Google comes to HP's aid

Engineers help dust off and release an old HP Labs optical character recognition engine.

Stefanie Olsen Staff writer, CNET News

Stefanie Olsen covers technology and science.

Stefanie Olsen

Sept. 5, 2006 4:39 p.m. PT

2 min read

Ever heard of bit rot?

Google engineers apparently have in their work reviving an old indexing engine developed and left to rust by Hewlett-Packard.

The search giant announced that it's helped fix software bugs in the 2-decades-old Tesseract, an optical character recognition (OCR) engine originally built by HP Labs and retired in 1995 before the company released the code to the open-source community in recent months.
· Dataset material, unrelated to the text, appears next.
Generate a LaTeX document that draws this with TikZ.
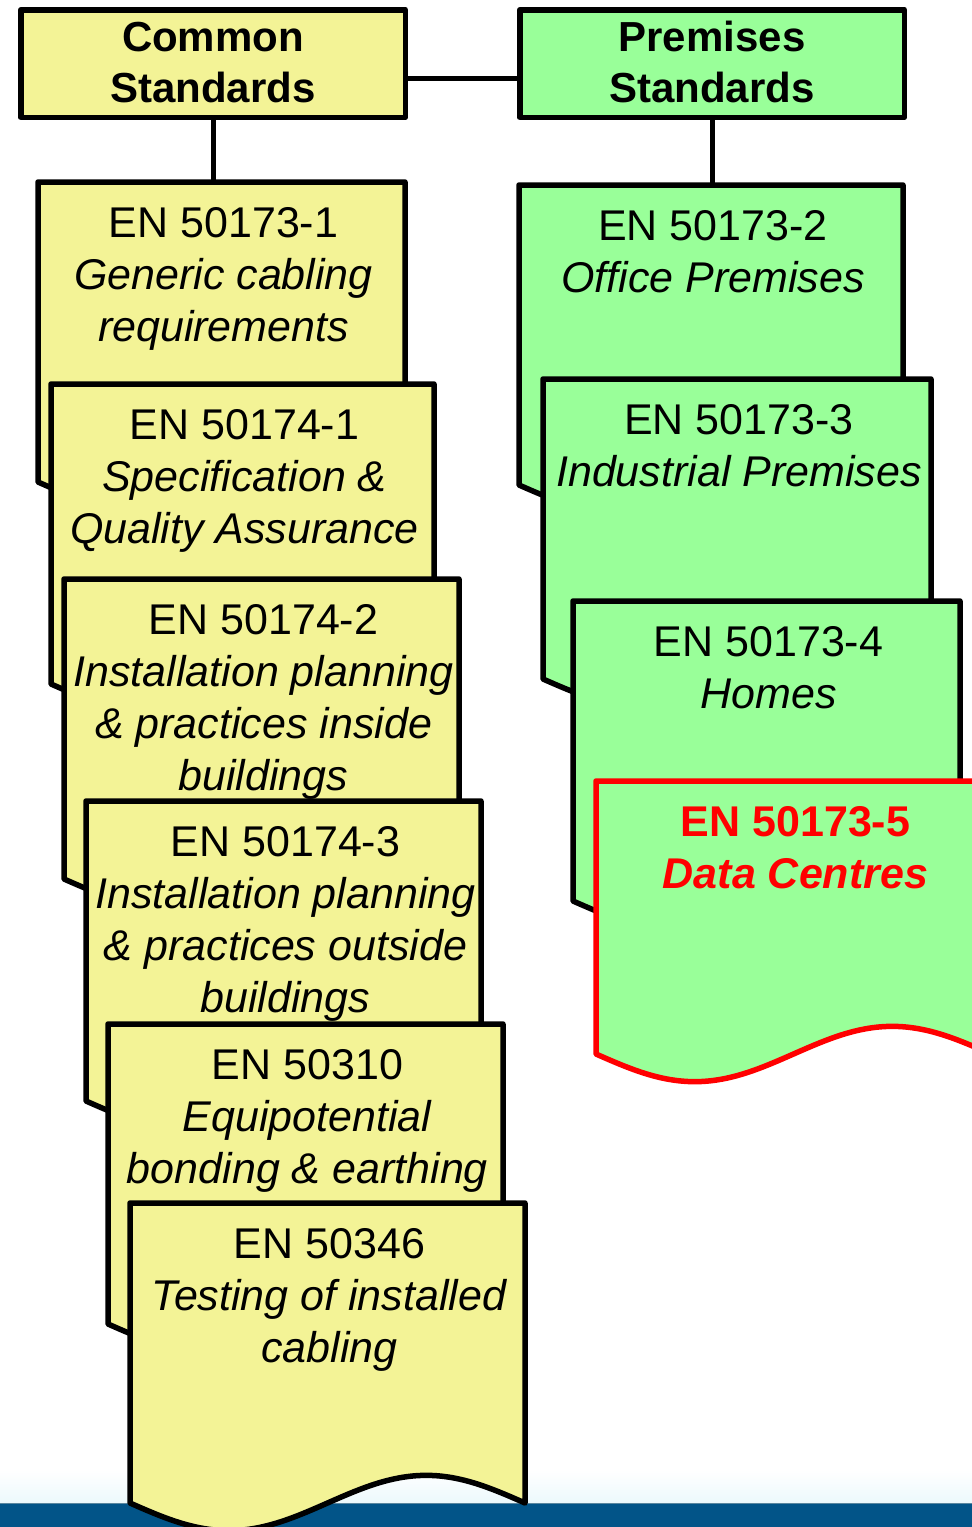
\documentclass[tikz,border=0pt]{standalone}
\usepackage{fontspec}
\setmainfont{Liberation Sans}
\usetikzlibrary{calc}
\definecolor{docyellow}{RGB}{243,243,150}
\definecolor{docgreen}{RGB}{153,255,153}
\definecolor{barblue}{RGB}{2,84,136}
\definecolor{barline}{RGB}{90,135,160}
\definecolor{haze}{RGB}{236,249,252}
% #1 name, #2 left x, #3 top y, #4 width, #5 height to wave ends, #6 style, #7 text
\newcommand{\docsheet}[7]{%
  \draw[#6] (#2,#3) -- (#2,#3+#5)
    sin (#2+0.25*#4,#3+#5+0.07*#4) cos (#2+0.5*#4,#3+#5)
    sin (#2+0.75*#4,#3+#5-0.07*#4) cos (#2+#4,#3+#5)
    -- (#2+#4,#3) -- cycle;
  \coordinate (#1-top) at (#2+0.5*#4,#3);
  \node[doctext] (#1) at (#2+0.5*#4+2,#3+55.5) {\begin{tabular}[t]{@{}c@{}}#7\end{tabular}};%
}
\begin{document}
\begin{tikzpicture}[x=1pt,y=-1pt,line join=round,
  hdr/.style={draw=black,line width=5.5pt,minimum width=384.5pt,minimum height=107.5pt,inner sep=0pt,font=\fontsize{42}{51}\selectfont\bfseries},
  sheetY/.style={draw=black,fill=docyellow,line width=5.5pt},
  sheetG/.style={draw=black,fill=docgreen,line width=5.5pt},
  sheetR/.style={draw=red,fill=docgreen,line width=5.5pt},
  doctext/.style={anchor=base,inner sep=0pt,font=\fontsize{43}{52}\selectfont},
  link/.style={draw=black,line width=5pt}]
\path[use as bounding box,fill=white] (0,0) rectangle (972,1527);
\shade[top color=white,bottom color=haze] (0,1470) rectangle (972,1503);
\fill[barblue] (0,1503) rectangle (972,1527);
\draw[barline,line width=1pt] (0,1503.5) -- (972,1503.5);

\node[hdr,fill=docyellow] (common) at (213,63.5) {\raisebox{-3pt}[\height][\depth]{\begin{tabular}{@{}c@{}}Common\\Standards\end{tabular}}};
\node[hdr,fill=docgreen] (premises) at (712,63.5) {\raisebox{-3pt}[\height][\depth]{\begin{tabular}{@{}c@{}}Premises\\Standards\end{tabular}}};

% left stack
\docsheet{d1}{38}{182}{367}{300}{sheetY}{EN 50173-1\\\textit{Generic cabling}\\\textit{requirements}}
\docsheet{d2}{51}{384}{383}{300}{sheetY}{EN 50174-1\\\textit{Specification \&}\\\textit{Quality Assurance}}
\docsheet{d3}{64}{579}{395}{300}{sheetY}{EN 50174-2\\\textit{Installation planning}\\\textit{\& practices inside}\\\textit{buildings}}
\docsheet{d4}{86}{801}{395}{300}{sheetY}{EN 50174-3\\\textit{Installation planning}\\\textit{\& practices outside}\\\textit{buildings}}
\docsheet{d5}{108}{1024}{395}{300}{sheetY}{EN 50310\\\textit{Equipotential}\\\textit{bonding \& earthing}}
\docsheet{d6}{130}{1203}{395}{300}{sheetY}{EN 50346\\\textit{Testing of installed}\\\textit{cabling}}

% right stack
\docsheet{r1}{519}{185}{384}{300}{sheetG}{EN 50173-2\\\textit{Office Premises}}
\docsheet{r2}{543}{379}{388}{300}{sheetG}{EN 50173-3\\\textit{Industrial Premises}}
\docsheet{r3}{573}{601}{387}{300}{sheetG}{EN 50173-4\\\textit{Homes}}
\docsheet{r4}{596}{781}{395}{273}{sheetR}{\color{red}\bfseries EN 50173-5\\\color{red}\bfseries\itshape Data Centres}

% connectors
\coordinate (hlink) at ($(common.south east)!0.363!(common.north east)$);
\draw[link] (hlink) -- (hlink -| premises.west);
\draw[link] (common.south) -- (common.south |- d1-top);
\draw[link] (premises.south) -- (premises.south |- r1-top);
\end{tikzpicture}
\end{document}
Why is Google interested in OCR? According to the company, which posted the news Thursday on its code page

: "In a nutshell, we are all about making information available to users, and when this information is in a paper document, OCR is the process by which we can convert the pages of this document into text that can then be used for indexing."

The project dovetails with Google's overall goal to index and organize the world's information--everything from campy high school videos to academic papers that have yet to be digitized. With open-source technology like Tesseract, other engineers or institutions could help digitize more information in the form of papers.

Google helped with the project at the behest of engineers at the University of Nevada at Las Vegas, who have been working with HP to clear the dust off Tesseract in the last two years. UNLV turned to Google to help fix several bugs in the old software, which in its day was one of the most accurate character recognition engines.

Tesseract was judged to be highly accurate in reading paper documents in a UNLV contest in 1995, before HP retreated from the OCR business and put the software into storage.

"Fortunately some of our esteemed HP colleagues realized a year or two ago that rather than sit on this engine, it would be better for the world if they brought it back to life by open sourcing it," Google said.

For the record, bit rot is typically jargon in the computing world for a gradual decay of storage media or buggy software, according to Wikipedia. In literal terms, there's no rust involved.